> _Provided entries_

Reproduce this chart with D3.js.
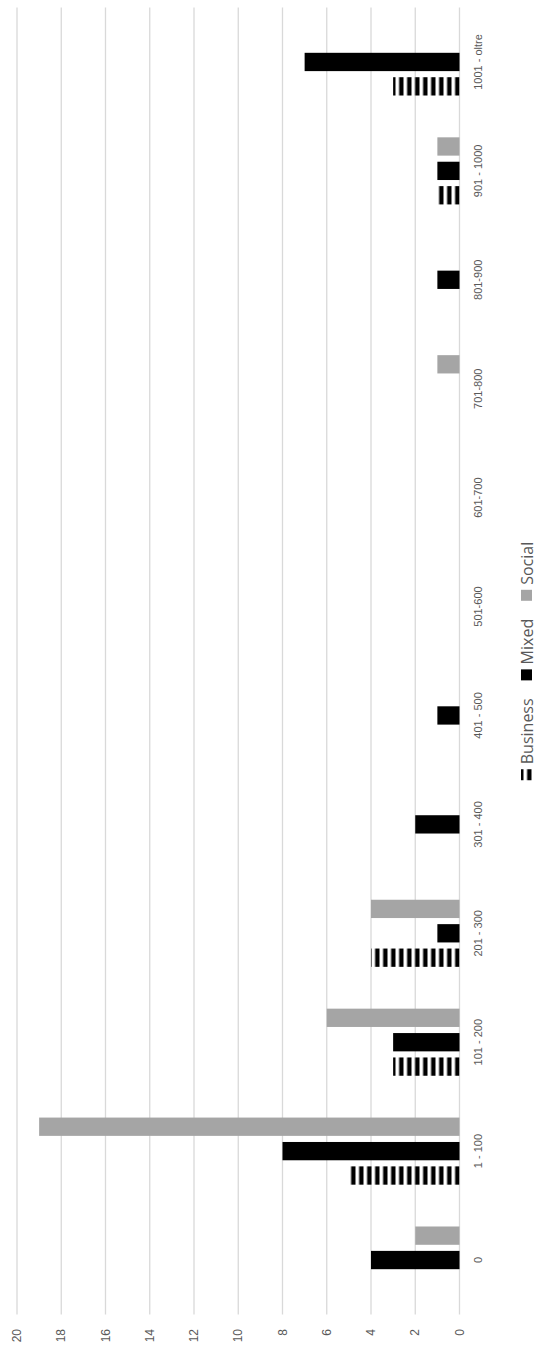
<!DOCTYPE html>
<html>
<head>
<meta charset="utf-8">
<script src="https://cdn.jsdelivr.net/npm/d3@7"></script>
<style>
  html, body { margin: 0; padding: 0; background: #fff; }
  svg { display: block; }
</style>
</head>
<body>
<div id="chart"></div>
<script>
const categories = ["0", "1 - 100", "101 - 200", "201 - 300", "301 - 400", "401 - 500",
  "501-600", "601-700", "701-800", "801-900", "901 - 1000", "1001 - oltre"];
const seriesNames = ["Business", "Mixed", "Social"];
const business = [0, 5, 3, 4, 0, 0, 0, 0, 0, 0, 1, 3];
const mixed    = [4, 8, 3, 1, 2, 1, 0, 0, 0, 1, 1, 7];
const social   = [2, 19, 6, 4, 0, 0, 0, 0, 1, 0, 1, 0];
const valueTicks = [0, 2, 4, 6, 8, 10, 12, 14, 16, 18, 20];

const W = 539, H = 1351;
const svg = d3.select("#chart").append("svg").attr("width", W).attr("height", H);

// pattern for Business (stripes)
const defs = svg.append("defs");
const pat = defs.append("pattern").attr("id", "stripes")
  .attr("patternUnits", "userSpaceOnUse")
  .attr("x", 0).attr("y", 459.5).attr("width", 20).attr("height", 8);
pat.append("rect").attr("x", 0).attr("y", 3.6).attr("width", 20).attr("height", 4.4).attr("fill", "#000");

// Unrotated chart drawn in a group rotated -90deg
const g = svg.append("g").attr("transform", `translate(0,${H}) rotate(-90)`);

const x0 = d3.scaleBand().domain(categories).range([36.5, 1343.5]).paddingInner(0).paddingOuter(0);
const half = 36.6;
const x1 = d3.scaleBand().domain(seriesNames).range([-half, half]).paddingInner(0.25).paddingOuter(0.125);
const y = d3.scaleLinear().domain([0, 20]).range([459.5, 17]);

// gridlines
g.append("g").selectAll("line").data(valueTicks).join("line")
  .attr("x1", 36.5).attr("x2", 1343.5)
  .attr("y1", d => y(d)).attr("y2", d => y(d))
  .attr("stroke", "#d9d9d9").attr("stroke-width", 1.3);

// value tick labels
g.append("g").selectAll("text").data(valueTicks).join("text")
  .attr("x", 22).attr("y", d => y(d)).attr("dy", "0.35em")
  .attr("text-anchor", "end")
  .attr("font-family", "Liberation Sans, Arial, sans-serif").attr("font-size", 12)
  .attr("fill", "#595959").text(d => d);

// category labels
g.append("g").selectAll("text").data(categories).join("text")
  .attr("x", d => x0(d) + x0.bandwidth() / 2).attr("y", 478).attr("dy", "0.35em")
  .attr("text-anchor", "middle")
  .attr("font-family", "Liberation Sans, Arial, sans-serif").attr("font-size", 11)
  .attr("fill", "#595959").text(d => d);

// bars
const seriesData = { Business: business, Mixed: mixed, Social: social };
const fills = { Business: "url(#stripes)", Mixed: "#000000", Social: "#a5a5a5" };
const rows = [];
categories.forEach((c, i) => {
  seriesNames.forEach(s => rows.push({ c, s, v: seriesData[s][i] }));
});
g.append("g").selectAll("rect").data(rows.filter(d => d.v > 0)).join("rect")
  .attr("x", d => x0(d.c) + x0.bandwidth() / 2 + x1(d.s))
  .attr("width", x1.bandwidth())
  .attr("y", d => y(d.v))
  .attr("height", d => y(0) - y(d.v))
  .attr("fill", d => fills[d.s]);

// legend
const legend = g.append("g").attr("font-family", "Open Sans, Calibri, sans-serif").attr("font-size", 16).attr("fill", "#595959");
const legendV = 527;
const items = [];
let cursor = 0;
seriesNames.forEach((s, i) => {
  const it = legend.append("g");
  it.append("rect").attr("x", 0).attr("y", legendV - 6).attr("width", 11).attr("height", 11).attr("fill", fills[s]);
  const t = it.append("text").attr("x", 16).attr("y", legendV).attr("dy", "0.35em").text(s);
  const w = 16 + t.node().getComputedTextLength();
  items.push({ it, w });
});
const gap = 18;
const total = d3.sum(items, d => d.w) + gap * (items.length - 1);
let start = (36.5 + 1343.5) / 2 - total / 2;
items.forEach(d => { d.it.attr("transform", `translate(${start},0)`); start += d.w + gap; });
</script>
</body>
</html>
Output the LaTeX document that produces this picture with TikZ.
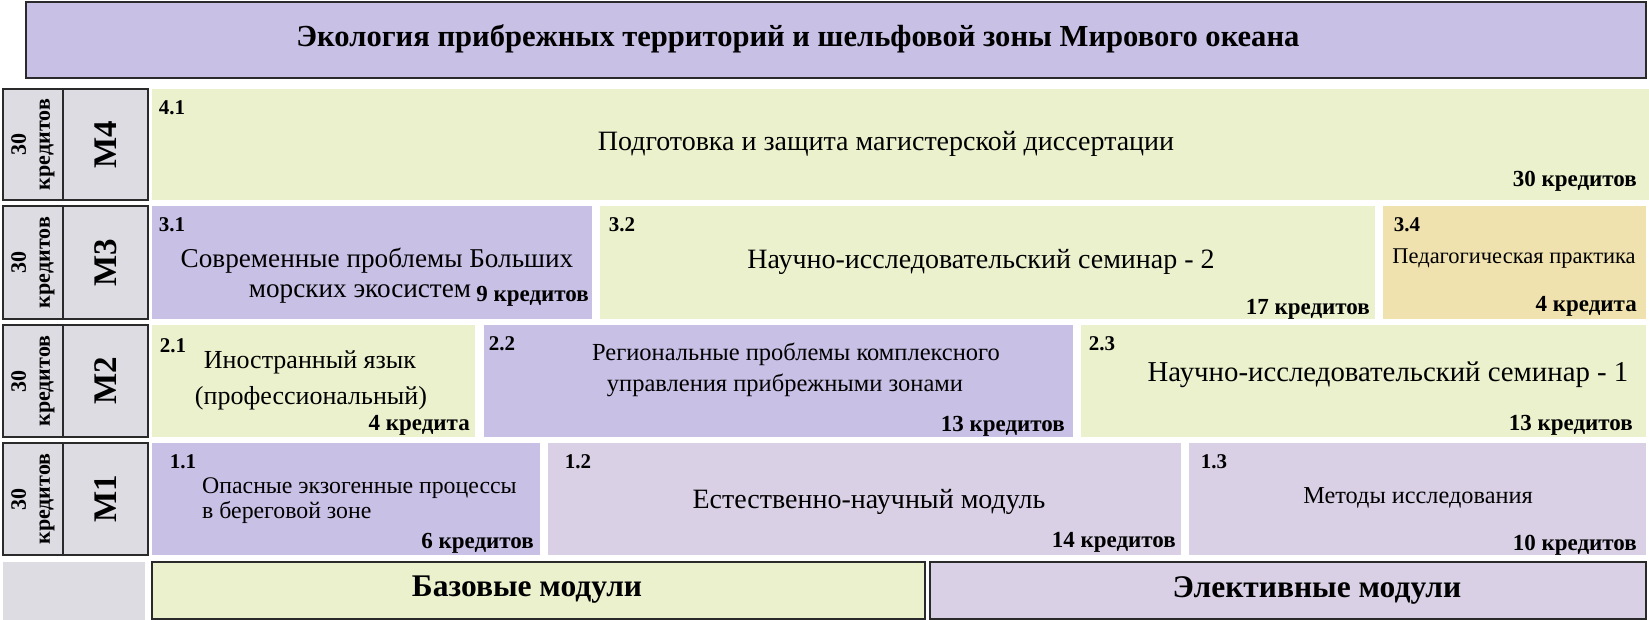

> _Written problem_
Omitting all images, retype each line of the records precisely.

> _Finished answer_
Reproduce this chart with D3.js.
<!DOCTYPE html>
<html>
<head>
<meta charset="utf-8">
<script src="https://cdn.jsdelivr.net/npm/d3@7"></script>
<style>
  html, body { margin: 0; padding: 0; background: #fff; }
  svg { display: block; }
</style>
</head>
<body>
<div id="chart"></div>
<script>
const categories = ["0", "1 - 100", "101 - 200", "201 - 300", "301 - 400", "401 - 500",
  "501-600", "601-700", "701-800", "801-900", "901 - 1000", "1001 - oltre"];
const seriesNames = ["Business", "Mixed", "Social"];
const business = [0, 5, 3, 4, 0, 0, 0, 0, 0, 0, 1, 3];
const mixed    = [4, 8, 3, 1, 2, 1, 0, 0, 0, 1, 1, 7];
const social   = [2, 19, 6, 4, 0, 0, 0, 0, 1, 0, 1, 0];
const valueTicks = [0, 2, 4, 6, 8, 10, 12, 14, 16, 18, 20];

const W = 539, H = 1351;
const svg = d3.select("#chart").append("svg").attr("width", W).attr("height", H);

// pattern for Business (stripes)
const defs = svg.append("defs");
const pat = defs.append("pattern").attr("id", "stripes")
  .attr("patternUnits", "userSpaceOnUse")
  .attr("x", 0).attr("y", 459.5).attr("width", 20).attr("height", 8);
pat.append("rect").attr("x", 0).attr("y", 3.6).attr("width", 20).attr("height", 4.4).attr("fill", "#000");

// Unrotated chart drawn in a group rotated -90deg
const g = svg.append("g").attr("transform", `translate(0,${H}) rotate(-90)`);

const x0 = d3.scaleBand().domain(categories).range([36.5, 1343.5]).paddingInner(0).paddingOuter(0);
const half = 36.6;
const x1 = d3.scaleBand().domain(seriesNames).range([-half, half]).paddingInner(0.25).paddingOuter(0.125);
const y = d3.scaleLinear().domain([0, 20]).range([459.5, 17]);

// gridlines
g.append("g").selectAll("line").data(valueTicks).join("line")
  .attr("x1", 36.5).attr("x2", 1343.5)
  .attr("y1", d => y(d)).attr("y2", d => y(d))
  .attr("stroke", "#d9d9d9").attr("stroke-width", 1.3);

// value tick labels
g.append("g").selectAll("text").data(valueTicks).join("text")
  .attr("x", 22).attr("y", d => y(d)).attr("dy", "0.35em")
  .attr("text-anchor", "end")
  .attr("font-family", "Liberation Sans, Arial, sans-serif").attr("font-size", 12)
  .attr("fill", "#595959").text(d => d);

// category labels
g.append("g").selectAll("text").data(categories).join("text")
  .attr("x", d => x0(d) + x0.bandwidth() / 2).attr("y", 478).attr("dy", "0.35em")
  .attr("text-anchor", "middle")
  .attr("font-family", "Liberation Sans, Arial, sans-serif").attr("font-size", 11)
  .attr("fill", "#595959").text(d => d);

// bars
const seriesData = { Business: business, Mixed: mixed, Social: social };
const fills = { Business: "url(#stripes)", Mixed: "#000000", Social: "#a5a5a5" };
const rows = [];
categories.forEach((c, i) => {
  seriesNames.forEach(s => rows.push({ c, s, v: seriesData[s][i] }));
});
g.append("g").selectAll("rect").data(rows.filter(d => d.v > 0)).join("rect")
  .attr("x", d => x0(d.c) + x0.bandwidth() / 2 + x1(d.s))
  .attr("width", x1.bandwidth())
  .attr("y", d => y(d.v))
  .attr("height", d => y(0) - y(d.v))
  .attr("fill", d => fills[d.s]);

// legend
const legend = g.append("g").attr("font-family", "Open Sans, Calibri, sans-serif").attr("font-size", 16).attr("fill", "#595959");
const legendV = 527;
const items = [];
let cursor = 0;
seriesNames.forEach((s, i) => {
  const it = legend.append("g");
  it.append("rect").attr("x", 0).attr("y", legendV - 6).attr("width", 11).attr("height", 11).attr("fill", fills[s]);
  const t = it.append("text").attr("x", 16).attr("y", legendV).attr("dy", "0.35em").text(s);
  const w = 16 + t.node().getComputedTextLength();
  items.push({ it, w });
});
const gap = 18;
const total = d3.sum(items, d => d.w) + gap * (items.length - 1);
let start = (36.5 + 1343.5) / 2 - total / 2;
items.forEach(d => { d.it.attr("transform", `translate(${start},0)`); start += d.w + gap; });
</script>
</body>
</html>
Output the LaTeX document that produces this picture with TikZ.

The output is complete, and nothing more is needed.